その他、使用者が安全配慮義務に違反し、その結果労働者がケガなどを負った場合には、労働者は使用者に対して損害賠償請求をすることができる場合があります。これは公務員も同様です。

労災は業務と相当因果関係がある傷病等、公務災害は公務と相当因果関係がある傷病等について補償するものです。

ここでは、使用者等に過失や義務違反があることは問われません。

この業務との相当因果関係に加え、使用者に過失、安全配慮義務違反があると使用者は損害賠償責任を負うのです。

労災や公務災害が認められると、相当因果関係が事実上推認されますので、損害賠償請求をする側は過失・安全配慮義務違反の立証に専念できることが多いです(そうはいっても、労災や公務災害で認められた相当因果関係が損害賠償訴訟などでは認められないということもないではありません)。

例えば、使用者が労働者に異常な長時間労働をさせていたような場合、安全に作業を行うために必要な設備を用意しなかったり教育をしなかったりした場合には損害賠償請求ができる場合があります。

私的行為と損害賠償

業務中の事故については、多くの場合、労災保険の支給、そして安全配慮義務違反があれば損害賠償が認められます。

しかし、業務中の事故であっても、私的事故とみられるような場合、労災保険の支給も損害賠償も認められない可能性があります。

東京地裁令和4年2月3日判決は、会社の事務所で行われた暴行行為について、

・友人間で,他の友人との間の人間関係についての話題をきっかけに行われたものであり,暴行の最中に交わされた会話の内容もほとんどが他の友人との人間関係に関するものであった

という事情のもとにおいて、暴行は,会社の業務との関連性が極めて低いものであって,会社の指揮命令下を外れた私的なやり取りであるというべきであり,いずれにしても,暴行について,会社がなんらか責任を負うことはないというべきであるとしました。

同判決は、東京高裁令和4年8月19日判決により維持されています。

なお、職場でのプライベートでの争いであっても、使用者においてそのような争いが生じうることを十分認識しうる状況で、争いの当事者の勤務場所を変更するなどの対応を取らなかった場合、使用者が賠償責任を負う余地はあると考えます。

賠償責任を負うのは誰か?

通常は雇い主が労働者に賠償義務を負うことになります。
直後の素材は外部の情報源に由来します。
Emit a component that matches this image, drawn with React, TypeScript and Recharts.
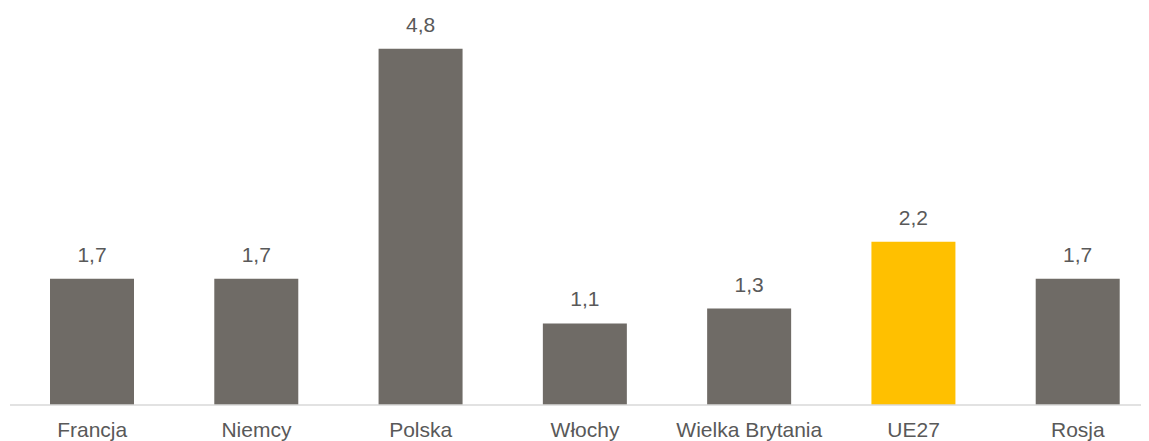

しかし、安全配慮義務が発生するような特別な関係にあればよく、下請業者の労働者が元請業者に対して賠償請求するということも考えられます。

この点、

発注者の賠償責任についての記事

元請の賠償責任についての記事

もご参照ください。

損害賠償の内容については、入院・通院日数・後遺障害に応じた慰謝料、治療費、休業損害、逸失利益などです。基本的には交通事故と同じになります。労災保険からお金が払われた場合には損害賠償額との調整がなされることになりますが、慰謝料等には影響しないとされます。

一般の不法行為の場合と同様、労働者に過失があるとされる場合、過失相殺として損害賠償額が減じられることもあります。

2 労災と損害賠償の調整

労災保険から支給がされた場合、特別支給金部分を除き、損害の性質が類似している費目について、労災保険で支払われた金額が損害賠償額から控除されることになります。

例えば、

・労災保険から遺族補償年金、障害給付、休業給付が払われた場合には逸失利益から、

・労災葬祭料は葬儀費用から、

・労災の療養費は治療費から

控除されることになります。

逆に、損害賠償が先行した場合も、損害の性質が類似している費目について、損害賠償がなされた限度で、労災支給がなされないことになります。

また、損害賠償請求権が放棄された場合、それに対応する部分について労災保険の支給がなされないことになります。

ただし、示談等について、全損害の填補を目的としているものとは認められない場合には、形式上は損害賠償請求権が放棄されたと見える場合でも、労災保険の支給が認められることになります。